We thought we would use this blog to pass on some of our findings from the hundreds of analyses we have completed to date as we believe that our unique experience may give a real insight into what will be needed for the Green Deal – and might be interesting to readers too. Filter the blog on the categories Green Deal and Parity Opinion.
The Green Deal currently seems to be planned based on a ‘golden rule’ where people should be saving more on their fuel bills than they are paying out in loan repayments. In order for people to be able to make the correct choices they will need to be given realistic estimates for the savings that are probable for their house, taking into account the way they live in it – as well as the savings that might be expected given ‘typical’ occupancy. In order to achieve this we believe software will need to be available for the Green Deal, and it will need to include the following:
- An ability to calibrate the model of the house’s energy use to the actual energy use of the house
- An ability to model the actual behavioural use of the property – lighting, appliances, temperature settings, timings and zoning, actual hot water use, and so on – alongside ‘typical’ use for a house of that kind.

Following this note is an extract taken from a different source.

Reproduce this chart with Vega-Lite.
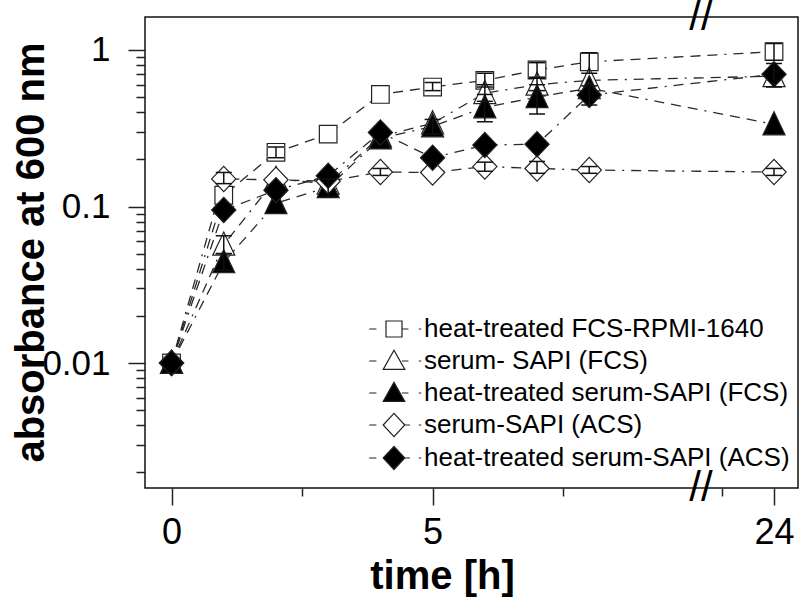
{
  "$schema": "https://vega.github.io/schema/vega-lite/v6.json",
  "width": 653,
  "height": 471,
  "autosize": {"type": "none"},
  "padding": {"left": 145, "top": 17, "right": 2, "bottom": 110},
  "background": "white",
  "config": {
    "view": {"stroke": "#111", "strokeWidth": 1.5},
    "font": "Liberation Sans",
    "axis": {"grid": false, "domain": false, "tickColor": "#222", "tickWidth": 1.5, "labelColor": "black", "titleColor": "black", "labelFont": "Liberation Sans", "titleFont": "Liberation Sans", "labelFlush": false, "labelOverlap": false, "labelBound": false}
  },
  "datasets": {
    "d": [
      {"s": "heat-treated FCS-RPMI-1640", "t": 0, "v": 0.01},
      {"s": "heat-treated FCS-RPMI-1640", "t": 1, "v": 0.118},
      {"s": "heat-treated FCS-RPMI-1640", "t": 2, "v": 0.222, "lo": 0.205, "hi": 0.24},
      {"s": "heat-treated FCS-RPMI-1640", "t": 3, "v": 0.29},
      {"s": "heat-treated FCS-RPMI-1640", "t": 4, "v": 0.52},
      {"s": "heat-treated FCS-RPMI-1640", "t": 5, "v": 0.58, "lo": 0.55, "hi": 0.62},
      {"s": "heat-treated FCS-RPMI-1640", "t": 6, "v": 0.64, "lo": 0.58, "hi": 0.71},
      {"s": "heat-treated FCS-RPMI-1640", "t": 7, "v": 0.745, "lo": 0.67, "hi": 0.83},
      {"s": "heat-treated FCS-RPMI-1640", "t": 8, "v": 0.84, "lo": 0.71, "hi": 0.96},
      {"s": "heat-treated FCS-RPMI-1640", "t": 24, "v": 0.975, "lo": 0.86, "hi": 1.1},
      {"s": "serum- SAPI (FCS)", "t": 0, "v": 0.01},
      {"s": "serum- SAPI (FCS)", "t": 1, "v": 0.057, "lo": 0.05, "hi": 0.065},
      {"s": "serum- SAPI (FCS)", "t": 2, "v": 0.15},
      {"s": "serum- SAPI (FCS)", "t": 3, "v": 0.14},
      {"s": "serum- SAPI (FCS)", "t": 4, "v": 0.28},
      {"s": "serum- SAPI (FCS)", "t": 5, "v": 0.34},
      {"s": "serum- SAPI (FCS)", "t": 6, "v": 0.53, "lo": 0.47, "hi": 0.6},
      {"s": "serum- SAPI (FCS)", "t": 7, "v": 0.6, "lo": 0.55, "hi": 0.66},
      {"s": "serum- SAPI (FCS)", "t": 8, "v": 0.64},
      {"s": "serum- SAPI (FCS)", "t": 24, "v": 0.68},
      {"s": "heat-treated serum-SAPI (FCS)", "t": 0, "v": 0.01},
      {"s": "heat-treated serum-SAPI (FCS)", "t": 1, "v": 0.044, "lo": 0.039, "hi": 0.05},
      {"s": "heat-treated serum-SAPI (FCS)", "t": 2, "v": 0.105},
      {"s": "heat-treated serum-SAPI (FCS)", "t": 3, "v": 0.133, "lo": 0.115, "hi": 0.15},
      {"s": "heat-treated serum-SAPI (FCS)", "t": 4, "v": 0.272},
      {"s": "heat-treated serum-SAPI (FCS)", "t": 5, "v": 0.325, "lo": 0.29, "hi": 0.36},
      {"s": "heat-treated serum-SAPI (FCS)", "t": 6, "v": 0.43, "lo": 0.348, "hi": 0.52},
      {"s": "heat-treated serum-SAPI (FCS)", "t": 7, "v": 0.5, "lo": 0.39, "hi": 0.6},
      {"s": "heat-treated serum-SAPI (FCS)", "t": 8, "v": 0.57},
      {"s": "heat-treated serum-SAPI (FCS)", "t": 24, "v": 0.335},
      {"s": "serum-SAPI (ACS)", "t": 0, "v": 0.01},
      {"s": "serum-SAPI (ACS)", "t": 1, "v": 0.15, "lo": 0.14, "hi": 0.165},
      {"s": "serum-SAPI (ACS)", "t": 2, "v": 0.148},
      {"s": "serum-SAPI (ACS)", "t": 3, "v": 0.145},
      {"s": "serum-SAPI (ACS)", "t": 4, "v": 0.166, "lo": 0.158, "hi": 0.175},
      {"s": "serum-SAPI (ACS)", "t": 5, "v": 0.165},
      {"s": "serum-SAPI (ACS)", "t": 6, "v": 0.18, "lo": 0.168, "hi": 0.192},
      {"s": "serum-SAPI (ACS)", "t": 7, "v": 0.175, "lo": 0.163, "hi": 0.194},
      {"s": "serum-SAPI (ACS)", "t": 8, "v": 0.171, "lo": 0.163, "hi": 0.18},
      {"s": "serum-SAPI (ACS)", "t": 24, "v": 0.166, "lo": 0.158, "hi": 0.175},
      {"s": "heat-treated serum-SAPI (ACS)", "t": 0, "v": 0.01},
      {"s": "heat-treated serum-SAPI (ACS)", "t": 1, "v": 0.095},
      {"s": "heat-treated serum-SAPI (ACS)", "t": 2, "v": 0.127},
      {"s": "heat-treated serum-SAPI (ACS)", "t": 3, "v": 0.157},
      {"s": "heat-treated serum-SAPI (ACS)", "t": 4, "v": 0.297},
      {"s": "heat-treated serum-SAPI (ACS)", "t": 5, "v": 0.205},
      {"s": "heat-treated serum-SAPI (ACS)", "t": 6, "v": 0.247},
      {"s": "heat-treated serum-SAPI (ACS)", "t": 7, "v": 0.25},
      {"s": "heat-treated serum-SAPI (ACS)", "t": 8, "v": 0.515, "lo": 0.445, "hi": 0.59},
      {"s": "heat-treated serum-SAPI (ACS)", "t": 24, "v": 0.7, "lo": 0.58, "hi": 0.82}
    ]
  },
  "data": {"name": "d"},
  "layer": [
    {
      "mark": {"type": "line", "strokeDash": [10, 7, 10, 7, 10, 7, 2, 7], "strokeWidth": 1.3, "color": "#2a2a2a"},
      "encoding": {
        "x": {
          "field": "t", "type": "quantitative",
          "scale": {"domain": [-0.508, 10.14, 22.6, 24.46], "range": [0, 556, 556, 653], "nice": false, "zero": false},
          "axis": {
            "values": [0, 2.5, 5, 7.5, 23, 24],
            "labelExpr": "datum.value == 0 || datum.value == 5 || datum.value == 24 ? datum.label : ''",
            "tickSize": {"condition": {"test": "datum.value == 0 || datum.value == 5 || datum.value == 24", "value": 17}, "value": 8},
            "labelFontSize": 36,
            "labelPadding": 10,
            "title": "time [h]",
            "titleFontSize": 40,
            "titleFontWeight": "bold",
            "titleX": 297,
            "titleY": 100,
            "titleBaseline": "alphabetic",
            "titleAlign": "center"
          }
        },
        "y": {
          "field": "v", "type": "quantitative",
          "scale": {"type": "log", "domain": [0.00159, 1.625], "nice": false},
          "axis": {
            "values": [0.002, 0.003, 0.004, 0.005, 0.006, 0.007, 0.008, 0.009, 0.01, 0.02, 0.03, 0.04, 0.05, 0.06, 0.07, 0.08, 0.09, 0.1, 0.2, 0.3, 0.4, 0.5, 0.6, 0.7, 0.8, 0.9, 1],
            "labelExpr": "datum.value == 1 ? '1' : datum.value == 0.1 ? '0.1' : datum.value == 0.01 ? '0.01' : ''",
            "tickSize": {"condition": {"test": "datum.value == 1 || datum.value == 0.1 || datum.value == 0.01", "value": 17}, "value": 9},
            "labelFontSize": 35,
            "labelPadding": 18,
            "title": "absorbance at 600 nm",
            "titleFontSize": 40,
            "titleFontWeight": "bold",
            "titleX": -114,
            "titleY": 235,
            "titleAngle": 270,
            "titleBaseline": "middle",
            "titleAlign": "center"
          }
        },
        "detail": {"field": "s"}
      }
    },
    {
      "mark": {"type": "point", "filled": true, "opacity": 1, "stroke": "#222", "strokeWidth": 1.2},
      "encoding": {
        "x": {"field": "t", "type": "quantitative"},
        "y": {"field": "v", "type": "quantitative"},
        "shape": {
          "field": "s",
          "scale": {
            "domain": ["heat-treated FCS-RPMI-1640", "serum- SAPI (FCS)", "heat-treated serum-SAPI (FCS)", "serum-SAPI (ACS)", "heat-treated serum-SAPI (ACS)"],
            "range": ["M-0.8,-0.8H0.8V0.8H-0.8Z", "M0,-1.15L1,0.95L-1,0.95Z", "M0,-1.15L1,0.95L-1,0.95Z", "M-1.1,0L0,-1.15L1.1,0L0,1.15Z", "M-1.1,0L0,-1.15L1.1,0L0,1.15Z"]
          },
          "legend": null
        },
        "fill": {
          "field": "s",
          "scale": {
            "domain": ["heat-treated FCS-RPMI-1640", "serum- SAPI (FCS)", "heat-treated serum-SAPI (FCS)", "serum-SAPI (ACS)", "heat-treated serum-SAPI (ACS)"],
            "range": ["white", "white", "black", "white", "black"]
          },
          "legend": null
        },
        "size": {"value": 484}
      }
    },
    {
      "mark": {"type": "point", "filled": true, "opacity": 0, "stroke": "#222", "strokeWidth": 1.2},
      "encoding": {
        "x": {"field": "t", "type": "quantitative"},
        "y": {"field": "v", "type": "quantitative"},
        "shape": {
          "field": "s",
          "scale": {
            "domain": ["heat-treated FCS-RPMI-1640", "serum- SAPI (FCS)", "heat-treated serum-SAPI (FCS)", "serum-SAPI (ACS)", "heat-treated serum-SAPI (ACS)"],
            "range": [
              "M-3.1,0H-2.2M-1,-1H1V1H-1ZM1,0H1.8M3.1,0H3.4",
              "M-3.1,0H-2.2M0,-1.35L1.35,1.05L-1.35,1.05ZM1,0H1.8M3.1,0H3.4",
              "M-3.1,0H-2.2M0,-1.35L1.35,1.05L-1.35,1.05ZM1,0H1.8M3.1,0H3.4",
              "M-3.1,0H-2.2M-1.35,0L0,-1.45L1.35,0L0,1.45ZM1.35,0H2M3.1,0H3.4",
              "M-3.1,0H-2.2M-1.35,0L0,-1.45L1.35,0L0,1.45ZM1.35,0H2M3.1,0H3.4"
            ]
          },
          "legend": {"title": null, "orient": "none", "legendX": 236, "legendY": 299, "symbolSize": 256, "symbolStrokeColor": "#222", "symbolStrokeWidth": 1.2, "symbolOpacity": 1, "labelFont": "Liberation Sans", "labelFontSize": 26, "labelColor": "black", "labelOffset": 17, "rowPadding": 5, "padding": 0, "labelLimit": 600,
            "encode": {"symbols": {"update": {"stroke": {"value": "#222"}, "strokeWidth": {"value": 1.2}, "opacity": {"value": 1}}}}}
        },
        "fill": {
          "field": "s",
          "scale": {
            "domain": ["heat-treated FCS-RPMI-1640", "serum- SAPI (FCS)", "heat-treated serum-SAPI (FCS)", "serum-SAPI (ACS)", "heat-treated serum-SAPI (ACS)"],
            "range": ["white", "white", "black", "white", "black"]
          },
          "legend": {"title": null, "orient": "none", "legendX": 236, "legendY": 299, "symbolSize": 256, "symbolStrokeColor": "#222", "symbolStrokeWidth": 1.2, "symbolOpacity": 1, "labelFont": "Liberation Sans", "labelFontSize": 26, "labelColor": "black", "labelOffset": 17, "rowPadding": 5, "padding": 0, "labelLimit": 600,
            "encode": {"symbols": {"update": {"stroke": {"value": "#222"}, "strokeWidth": {"value": 1.2}, "opacity": {"value": 1}}}}}
        },
        "size": {"value": 256}
      }
    },
    {
      "transform": [{"filter": "datum.lo != null"}],
      "mark": {"type": "rule", "color": "#111", "strokeWidth": 1.5},
      "encoding": {
        "x": {"field": "t", "type": "quantitative"},
        "y": {"field": "lo", "type": "quantitative"},
        "y2": {"field": "hi"}
      }
    },
    {
      "transform": [{"filter": "datum.lo != null"}],
      "mark": {"type": "tick", "orient": "horizontal", "color": "#111", "size": 16, "thickness": 1.5, "opacity": 1},
      "encoding": {
        "x": {"field": "t", "type": "quantitative"},
        "y": {"field": "lo", "type": "quantitative"}
      }
    },
    {
      "transform": [{"filter": "datum.lo != null"}],
      "mark": {"type": "tick", "orient": "horizontal", "color": "#111", "size": 16, "thickness": 1.5, "opacity": 1},
      "encoding": {
        "x": {"field": "t", "type": "quantitative"},
        "y": {"field": "hi", "type": "quantitative"}
      }
    },
    {
      "data": {"values": [{}]},
      "mark": {"type": "text", "text": "//", "fontSize": 42, "font": "Liberation Sans", "color": "black", "baseline": "middle", "align": "center"},
      "encoding": {
        "x": {"datum": 22.6, "type": "quantitative"},
        "y": {"datum": 1.625, "type": "quantitative"}
      }
    },
    {
      "data": {"values": [{}]},
      "mark": {"type": "text", "text": "//", "fontSize": 42, "font": "Liberation Sans", "color": "black", "baseline": "middle", "align": "center"},
      "encoding": {
        "x": {"datum": 22.6, "type": "quantitative"},
        "y": {"datum": 0.00159, "type": "quantitative"}
      }
    }
  ],
  "resolve": {
    "scale": {"shape": "independent", "fill": "independent"},
    "legend": {"shape": "independent", "fill": "independent"}
  }
}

- Regional temperature and insolation (sunshine) data
- An ability to provide realistic costings for measures and groups of measures so that paybacks can be calculated
- An ability to evaluate packages of measures alongside individual measures
We’ll be elaborating on the points above in subsequent blogs postings as our experience has shown that without all of the above there is a risk that the projected savings could be very different from those actually achieved. The Green Deal will be essentially a financial product, and we believe that people deserve to get the best possible estimate of the savings they are likely to achieve, especially if the Green Deal is offered to vulnerable people who are taking part in order to save money – as they may end up paying out more in loan repayments than they are savings from the measures.